Your instructions
Using the data below, gather each line that includes the word "this".

Code that draws figures
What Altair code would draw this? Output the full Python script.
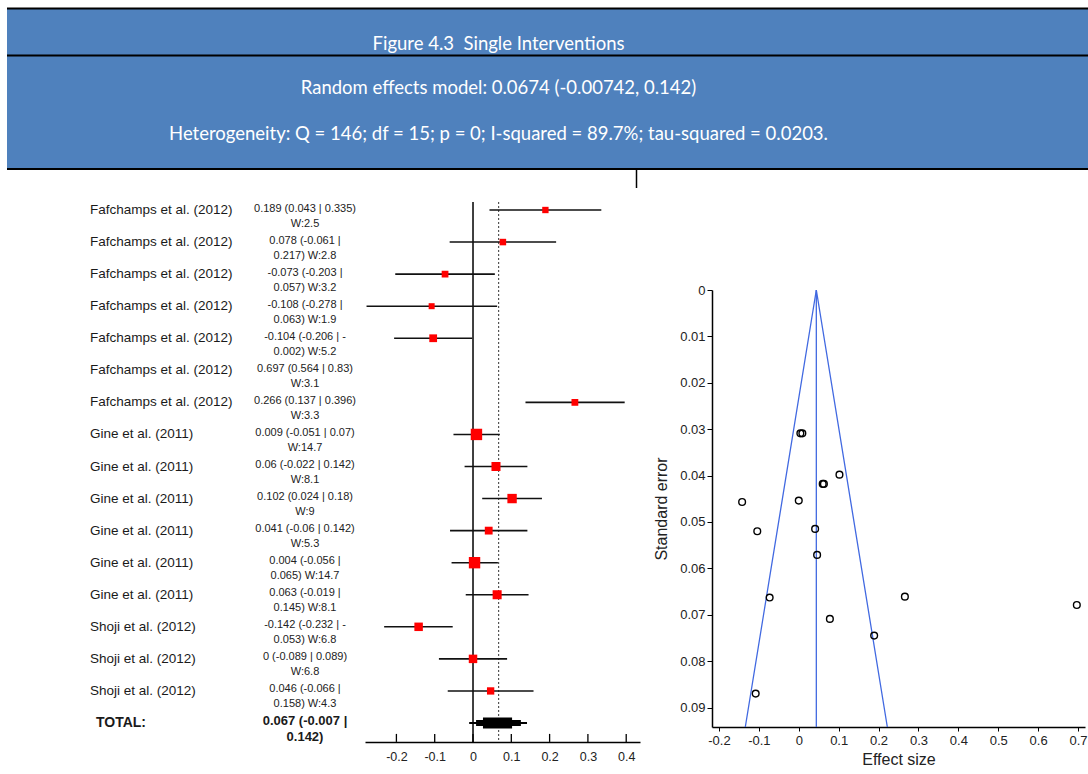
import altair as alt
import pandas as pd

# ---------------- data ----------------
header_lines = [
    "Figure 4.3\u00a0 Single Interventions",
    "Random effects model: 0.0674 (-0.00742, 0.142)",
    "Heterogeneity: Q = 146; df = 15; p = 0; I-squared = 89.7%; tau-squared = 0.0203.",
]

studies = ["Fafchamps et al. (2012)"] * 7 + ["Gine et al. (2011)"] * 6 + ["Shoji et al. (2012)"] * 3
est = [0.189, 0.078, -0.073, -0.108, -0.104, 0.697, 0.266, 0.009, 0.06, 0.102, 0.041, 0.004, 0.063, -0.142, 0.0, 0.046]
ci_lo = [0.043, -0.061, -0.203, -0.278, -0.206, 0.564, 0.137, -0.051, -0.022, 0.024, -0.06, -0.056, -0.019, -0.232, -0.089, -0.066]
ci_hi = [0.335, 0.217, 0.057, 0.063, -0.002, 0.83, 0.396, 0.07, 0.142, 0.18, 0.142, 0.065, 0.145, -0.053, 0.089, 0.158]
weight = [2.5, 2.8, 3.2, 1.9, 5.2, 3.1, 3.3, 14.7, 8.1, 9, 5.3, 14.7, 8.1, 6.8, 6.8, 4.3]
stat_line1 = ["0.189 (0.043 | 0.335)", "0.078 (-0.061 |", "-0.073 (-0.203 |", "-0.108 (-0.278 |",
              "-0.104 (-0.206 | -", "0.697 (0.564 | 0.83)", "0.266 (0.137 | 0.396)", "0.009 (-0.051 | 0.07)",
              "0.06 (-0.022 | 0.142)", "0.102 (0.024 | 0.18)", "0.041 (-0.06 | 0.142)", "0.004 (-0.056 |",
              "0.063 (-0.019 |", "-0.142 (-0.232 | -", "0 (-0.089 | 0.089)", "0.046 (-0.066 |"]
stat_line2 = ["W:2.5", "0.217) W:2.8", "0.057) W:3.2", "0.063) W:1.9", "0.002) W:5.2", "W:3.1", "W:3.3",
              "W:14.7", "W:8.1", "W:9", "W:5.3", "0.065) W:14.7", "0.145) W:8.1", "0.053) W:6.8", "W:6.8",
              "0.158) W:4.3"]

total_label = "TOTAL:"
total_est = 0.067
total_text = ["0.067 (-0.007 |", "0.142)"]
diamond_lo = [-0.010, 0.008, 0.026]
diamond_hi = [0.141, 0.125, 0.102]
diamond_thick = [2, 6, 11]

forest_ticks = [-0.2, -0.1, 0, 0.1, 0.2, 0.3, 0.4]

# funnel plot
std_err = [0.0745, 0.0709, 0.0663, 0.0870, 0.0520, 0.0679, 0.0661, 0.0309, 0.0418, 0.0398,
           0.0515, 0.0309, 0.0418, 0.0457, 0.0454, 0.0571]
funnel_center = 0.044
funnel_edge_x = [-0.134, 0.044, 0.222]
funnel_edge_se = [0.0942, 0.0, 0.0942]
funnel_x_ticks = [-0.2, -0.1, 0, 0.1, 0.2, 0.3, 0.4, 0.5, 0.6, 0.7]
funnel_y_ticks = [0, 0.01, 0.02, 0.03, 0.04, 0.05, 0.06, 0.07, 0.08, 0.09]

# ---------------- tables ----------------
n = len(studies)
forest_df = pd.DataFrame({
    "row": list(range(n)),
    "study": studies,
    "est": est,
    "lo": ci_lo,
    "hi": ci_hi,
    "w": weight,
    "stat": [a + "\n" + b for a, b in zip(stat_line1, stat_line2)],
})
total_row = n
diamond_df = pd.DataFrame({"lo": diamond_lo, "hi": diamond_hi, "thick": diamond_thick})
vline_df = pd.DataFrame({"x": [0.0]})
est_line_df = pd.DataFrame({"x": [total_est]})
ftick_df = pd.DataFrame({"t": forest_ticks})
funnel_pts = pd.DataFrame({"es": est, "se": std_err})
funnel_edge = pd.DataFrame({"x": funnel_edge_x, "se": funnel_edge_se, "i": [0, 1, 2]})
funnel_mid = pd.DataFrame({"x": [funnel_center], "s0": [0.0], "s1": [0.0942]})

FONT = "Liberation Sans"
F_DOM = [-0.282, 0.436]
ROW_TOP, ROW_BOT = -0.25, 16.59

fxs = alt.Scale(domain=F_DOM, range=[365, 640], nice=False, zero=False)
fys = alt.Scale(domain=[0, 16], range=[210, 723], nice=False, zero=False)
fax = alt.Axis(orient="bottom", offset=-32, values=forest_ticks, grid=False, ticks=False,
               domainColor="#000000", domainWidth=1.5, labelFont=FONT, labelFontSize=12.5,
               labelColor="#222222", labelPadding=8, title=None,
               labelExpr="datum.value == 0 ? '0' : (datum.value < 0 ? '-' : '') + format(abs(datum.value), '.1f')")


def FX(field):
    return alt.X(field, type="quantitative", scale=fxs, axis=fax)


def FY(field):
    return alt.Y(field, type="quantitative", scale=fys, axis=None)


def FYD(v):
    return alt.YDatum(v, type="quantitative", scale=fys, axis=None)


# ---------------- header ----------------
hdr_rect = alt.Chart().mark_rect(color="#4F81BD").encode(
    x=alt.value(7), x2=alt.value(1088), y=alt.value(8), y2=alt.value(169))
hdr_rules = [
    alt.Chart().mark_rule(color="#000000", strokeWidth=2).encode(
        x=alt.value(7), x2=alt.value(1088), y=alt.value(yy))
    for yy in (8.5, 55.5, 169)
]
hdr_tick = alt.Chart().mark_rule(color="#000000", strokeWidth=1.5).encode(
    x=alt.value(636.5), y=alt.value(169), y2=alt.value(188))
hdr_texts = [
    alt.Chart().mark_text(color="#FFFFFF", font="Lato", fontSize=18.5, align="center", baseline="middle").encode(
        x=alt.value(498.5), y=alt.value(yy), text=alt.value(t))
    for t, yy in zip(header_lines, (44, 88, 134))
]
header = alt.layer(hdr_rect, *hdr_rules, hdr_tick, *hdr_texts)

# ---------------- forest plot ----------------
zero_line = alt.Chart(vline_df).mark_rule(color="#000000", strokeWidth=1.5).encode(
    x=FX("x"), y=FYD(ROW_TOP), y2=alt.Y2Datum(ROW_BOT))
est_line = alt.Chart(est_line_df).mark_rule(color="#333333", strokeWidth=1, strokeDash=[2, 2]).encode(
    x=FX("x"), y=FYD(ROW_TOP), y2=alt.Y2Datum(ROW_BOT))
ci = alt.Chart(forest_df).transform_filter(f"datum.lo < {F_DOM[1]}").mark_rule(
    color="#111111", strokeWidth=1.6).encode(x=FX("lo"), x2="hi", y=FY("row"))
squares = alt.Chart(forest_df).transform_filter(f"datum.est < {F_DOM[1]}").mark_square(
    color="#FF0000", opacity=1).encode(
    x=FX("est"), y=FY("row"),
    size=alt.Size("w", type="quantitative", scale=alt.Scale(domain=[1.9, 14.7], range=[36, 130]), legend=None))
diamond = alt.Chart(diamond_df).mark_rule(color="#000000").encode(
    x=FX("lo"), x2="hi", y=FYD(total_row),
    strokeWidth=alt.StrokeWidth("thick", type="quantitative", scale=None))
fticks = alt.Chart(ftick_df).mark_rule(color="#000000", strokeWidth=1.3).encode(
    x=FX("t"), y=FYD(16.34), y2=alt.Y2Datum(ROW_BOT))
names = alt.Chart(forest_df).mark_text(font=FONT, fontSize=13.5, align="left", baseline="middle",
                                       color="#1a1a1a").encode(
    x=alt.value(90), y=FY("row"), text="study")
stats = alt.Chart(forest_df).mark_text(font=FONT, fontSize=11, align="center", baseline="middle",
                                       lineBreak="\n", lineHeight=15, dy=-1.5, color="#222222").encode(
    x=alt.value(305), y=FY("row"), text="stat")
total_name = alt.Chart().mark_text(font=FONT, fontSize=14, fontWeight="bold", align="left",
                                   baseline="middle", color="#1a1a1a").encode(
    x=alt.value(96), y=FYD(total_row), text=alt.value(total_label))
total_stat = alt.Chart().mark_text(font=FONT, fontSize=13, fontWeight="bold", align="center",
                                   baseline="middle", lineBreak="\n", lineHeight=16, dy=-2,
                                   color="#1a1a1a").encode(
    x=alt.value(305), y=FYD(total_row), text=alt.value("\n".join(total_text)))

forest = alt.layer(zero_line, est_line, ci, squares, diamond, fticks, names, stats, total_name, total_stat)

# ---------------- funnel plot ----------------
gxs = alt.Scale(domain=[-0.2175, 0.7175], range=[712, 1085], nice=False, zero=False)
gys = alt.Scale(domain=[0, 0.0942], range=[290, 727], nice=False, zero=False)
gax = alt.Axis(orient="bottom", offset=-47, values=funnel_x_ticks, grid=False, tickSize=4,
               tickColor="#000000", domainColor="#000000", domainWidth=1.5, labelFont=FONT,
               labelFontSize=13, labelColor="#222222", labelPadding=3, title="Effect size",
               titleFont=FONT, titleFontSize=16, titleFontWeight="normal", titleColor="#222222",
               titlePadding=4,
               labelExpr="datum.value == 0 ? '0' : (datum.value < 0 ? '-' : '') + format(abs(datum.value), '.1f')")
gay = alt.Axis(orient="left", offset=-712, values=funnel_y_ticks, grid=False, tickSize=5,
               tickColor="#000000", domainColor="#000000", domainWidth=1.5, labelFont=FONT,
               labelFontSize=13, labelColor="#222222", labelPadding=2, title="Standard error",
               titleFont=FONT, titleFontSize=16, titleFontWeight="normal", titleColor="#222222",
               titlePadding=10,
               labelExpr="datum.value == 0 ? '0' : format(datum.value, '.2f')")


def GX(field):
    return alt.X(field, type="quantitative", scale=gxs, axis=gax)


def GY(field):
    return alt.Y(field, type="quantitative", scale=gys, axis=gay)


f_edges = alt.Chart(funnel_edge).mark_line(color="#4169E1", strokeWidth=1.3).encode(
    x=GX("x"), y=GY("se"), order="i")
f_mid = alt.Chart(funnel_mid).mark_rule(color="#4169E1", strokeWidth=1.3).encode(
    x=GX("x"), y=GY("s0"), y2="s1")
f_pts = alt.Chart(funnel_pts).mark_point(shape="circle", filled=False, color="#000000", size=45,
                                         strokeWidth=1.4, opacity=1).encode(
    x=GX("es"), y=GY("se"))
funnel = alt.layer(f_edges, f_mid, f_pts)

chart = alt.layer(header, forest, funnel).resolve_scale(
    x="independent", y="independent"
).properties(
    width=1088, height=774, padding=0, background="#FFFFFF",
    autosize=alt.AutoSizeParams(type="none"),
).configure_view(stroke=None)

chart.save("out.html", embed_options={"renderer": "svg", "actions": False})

...

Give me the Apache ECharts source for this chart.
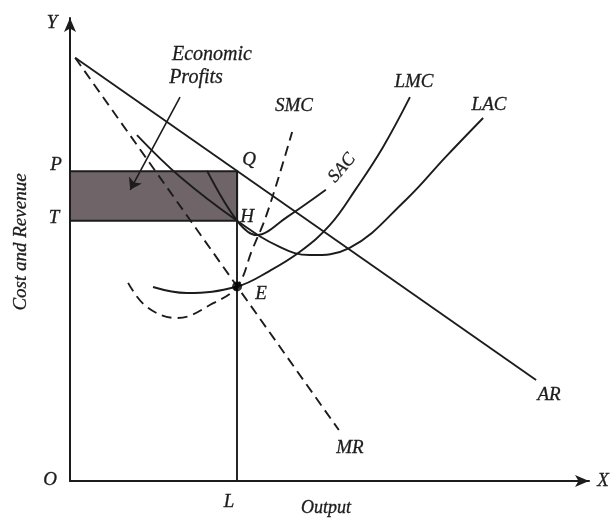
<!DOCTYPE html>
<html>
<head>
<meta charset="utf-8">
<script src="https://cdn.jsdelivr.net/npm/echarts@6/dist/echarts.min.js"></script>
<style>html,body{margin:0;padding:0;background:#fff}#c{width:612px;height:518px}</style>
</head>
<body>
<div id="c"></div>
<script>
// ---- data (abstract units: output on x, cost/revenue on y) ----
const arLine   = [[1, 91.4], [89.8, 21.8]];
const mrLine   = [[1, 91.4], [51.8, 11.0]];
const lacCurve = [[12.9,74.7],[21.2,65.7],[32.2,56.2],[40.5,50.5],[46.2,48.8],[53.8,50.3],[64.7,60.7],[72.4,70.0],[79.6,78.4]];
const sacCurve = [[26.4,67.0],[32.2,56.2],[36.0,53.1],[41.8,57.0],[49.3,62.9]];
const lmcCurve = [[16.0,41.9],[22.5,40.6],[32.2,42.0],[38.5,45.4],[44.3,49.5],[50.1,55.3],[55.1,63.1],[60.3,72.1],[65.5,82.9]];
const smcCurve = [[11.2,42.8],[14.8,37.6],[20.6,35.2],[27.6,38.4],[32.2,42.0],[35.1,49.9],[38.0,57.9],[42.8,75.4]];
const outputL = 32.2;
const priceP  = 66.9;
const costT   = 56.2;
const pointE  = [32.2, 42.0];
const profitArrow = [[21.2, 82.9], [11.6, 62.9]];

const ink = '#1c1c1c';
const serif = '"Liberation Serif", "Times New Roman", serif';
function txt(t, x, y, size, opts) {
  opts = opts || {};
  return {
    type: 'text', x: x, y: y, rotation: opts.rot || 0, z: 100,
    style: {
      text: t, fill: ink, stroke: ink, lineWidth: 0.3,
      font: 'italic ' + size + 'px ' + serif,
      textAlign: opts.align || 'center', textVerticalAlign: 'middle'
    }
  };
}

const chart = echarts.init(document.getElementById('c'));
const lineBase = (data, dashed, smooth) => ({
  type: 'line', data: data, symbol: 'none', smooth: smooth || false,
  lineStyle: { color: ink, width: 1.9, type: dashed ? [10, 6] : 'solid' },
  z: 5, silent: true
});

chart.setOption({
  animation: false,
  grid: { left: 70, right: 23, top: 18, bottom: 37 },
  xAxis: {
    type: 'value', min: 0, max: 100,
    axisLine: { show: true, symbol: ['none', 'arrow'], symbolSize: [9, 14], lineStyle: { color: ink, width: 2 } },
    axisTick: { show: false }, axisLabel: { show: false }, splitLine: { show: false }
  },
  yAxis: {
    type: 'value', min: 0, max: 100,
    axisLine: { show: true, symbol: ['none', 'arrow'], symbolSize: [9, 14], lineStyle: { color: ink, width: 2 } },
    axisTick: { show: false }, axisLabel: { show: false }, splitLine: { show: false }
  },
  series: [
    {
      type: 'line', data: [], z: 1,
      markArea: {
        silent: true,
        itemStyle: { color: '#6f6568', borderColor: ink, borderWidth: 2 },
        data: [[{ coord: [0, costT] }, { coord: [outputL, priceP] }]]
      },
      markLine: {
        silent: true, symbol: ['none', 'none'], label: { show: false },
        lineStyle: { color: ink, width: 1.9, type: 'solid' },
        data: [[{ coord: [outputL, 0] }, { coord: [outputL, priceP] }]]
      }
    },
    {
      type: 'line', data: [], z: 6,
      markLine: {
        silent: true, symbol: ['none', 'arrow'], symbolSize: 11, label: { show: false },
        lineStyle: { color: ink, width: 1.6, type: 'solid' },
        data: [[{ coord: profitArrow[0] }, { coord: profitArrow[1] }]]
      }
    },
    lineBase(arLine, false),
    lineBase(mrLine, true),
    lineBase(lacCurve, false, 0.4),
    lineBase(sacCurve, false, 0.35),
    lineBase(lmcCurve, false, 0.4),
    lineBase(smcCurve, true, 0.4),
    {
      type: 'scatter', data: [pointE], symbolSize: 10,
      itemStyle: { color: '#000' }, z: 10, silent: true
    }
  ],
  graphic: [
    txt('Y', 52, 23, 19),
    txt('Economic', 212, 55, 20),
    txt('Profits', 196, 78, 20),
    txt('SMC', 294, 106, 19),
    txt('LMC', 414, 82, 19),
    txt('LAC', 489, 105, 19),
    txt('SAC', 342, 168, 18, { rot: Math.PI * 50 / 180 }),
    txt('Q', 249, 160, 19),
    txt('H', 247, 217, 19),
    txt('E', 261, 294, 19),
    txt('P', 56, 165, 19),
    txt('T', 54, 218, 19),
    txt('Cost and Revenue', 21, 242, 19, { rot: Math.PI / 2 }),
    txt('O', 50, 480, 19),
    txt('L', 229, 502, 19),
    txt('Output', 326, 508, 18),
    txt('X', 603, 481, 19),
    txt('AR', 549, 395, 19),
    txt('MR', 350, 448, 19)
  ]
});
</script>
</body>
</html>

Result
What Altair code would draw this? Output the full Python script.
Give me the Apache ECharts source for this chart.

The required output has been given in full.